Finalement, comment oublier la contribution de Martin St-Louis qui, dans le malheur qui l'a frappé, trouve énormément de réconfort dans la seconde présence de sa carrière en finale? Après le match, il a fait remarquer que cette victoire contribue à mettre un baume sur ses plaies morales et sur celles de son père. Le petit guerrier de Sainte-Dorothée a puisé au fond de lui-même pour entraîner ses coéquipiers dans son sillon.

Souhaitons-lui du bonheur et de la sérénité pour la suite des choses.

L'avenir de Francis Bouillon

Que réserve l'avenir à Francis Bouillon? Sa dernière performance, qui a peut-être été sa dernière dans ce chandail, a donné raison à Michel Therrien de l'avoir ramené dans la formation sur le tard. Il a exercé une forte présence à la ligne bleue.
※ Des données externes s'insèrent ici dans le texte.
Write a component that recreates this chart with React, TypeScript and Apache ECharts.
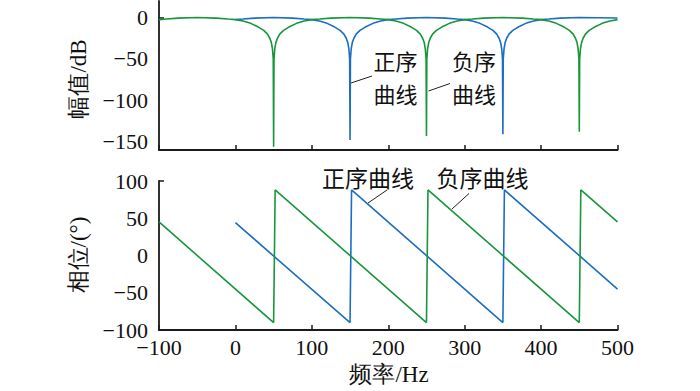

Il a donné tout ce qu'on attendait d'un joueur de 38 ans qui est encore dans une forme physique exceptionnelle. Il a été le défenseur le plus efficace et le plus fiable du Canadien dans cette prestation aux allures d'au revoir. On se souviendra de lui comme d'un athlète consciencieux et honnête. Un gars qui n'a jamais triché durant sa belle carrière.

Bouillon sera probablement poussé vers la sortie par quelques bons jeunes défenseurs. Bergevin devra trouver une façon de faire graduer Jarred Tinordi, Nathan Beaulieu et éventuellement Greg Pateryn. On le reverra sans doute ailleurs pour un dernier tour de piste si le Canadien ne retient pas ses services puisqu'il a l'intention de frapper à la porte des 29 autres organisation si cela se produit.

Il trouvera du boulot au sein d'une équipe comme Mike Weaver en a trouvé chez le Canadien. Ce type de guerrier ne s'éteint pas facilement.